Lara Morgan, CEO of hotel toiletry products supplier Pacific Direct, said yesterday that being kind to staff helps ensure they make a greater contribution to their company.


Morgan – who received attention in 2005 by paying for 22 staff to have a week’s holiday in Barbados for meeting their sales targets – was one of several 'inspirational speakers' at an event in London yesterday run by Escape the City, which organises alternatives to City jobs for dissatisfied workers.

"I was a really crap people manager," Morgan said. "Over-demanding. Domineering. Everything in the Dale Carnegie textbooks that you’re not meant to be.

"And I learned that actually being nicer I could milk them for all they were worth.

"I am the person that took my team to Barbados, but only because that year they made me £1 million. I thought Barbados was a bargain.

"Barbados cost us £57,000 once the taxman read the thing in the Daily Mail and came to me for tax. But that’s OK if you’ve made £1 million.

Morgan emphasised the importance of staff engagement and said that she believed it was a myth that training staff would cause them to leave.

"You need to do some dull stuff as your business grows, like appraisals, but actually they’re not that dull because if you do them the right way, with career development and reviews, your team will stay with you," Morgan said.

"There’s this ridiculous British belief that if you train your staff they will go. That’s rubbish. If you train your staff they will stay, if you train your team and surround them with challenges, I’ve never seem people grow quite as much."

She was however dismissive of the importance of job titles, saying that she thought they didn’t "mean anything".

Morgan established Pacific Direct in 1991. The company now has customers in 115 countries.

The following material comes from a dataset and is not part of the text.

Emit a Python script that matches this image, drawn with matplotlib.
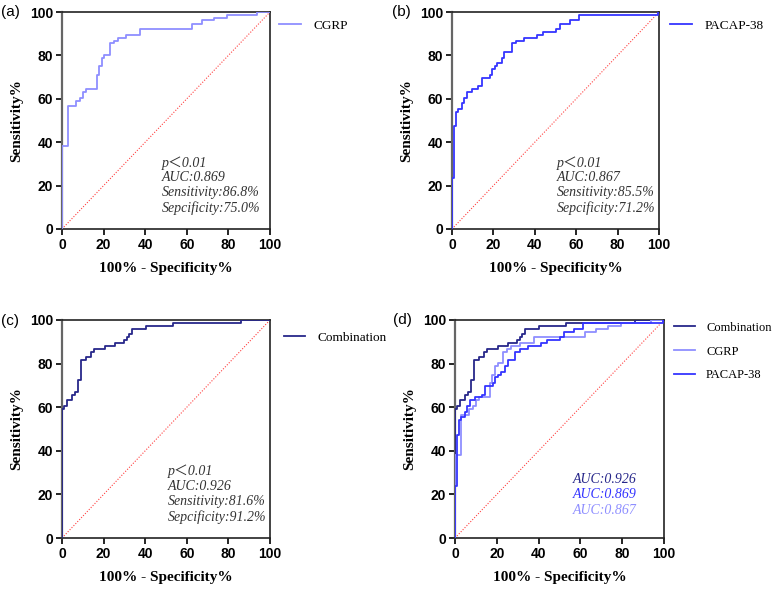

Zarine Kharas, the founder of charity fundraising website Just Giving also spoke at the event, alongside Ed Staffor, the first person to walk the length of the Amazon river, and travel author Al Humphreys.

Escape the City (www.escapethecity.org) describes itself as 'a community of motivated corporate professionals who want to "do something different" with their careers' and has more than 22,000 members.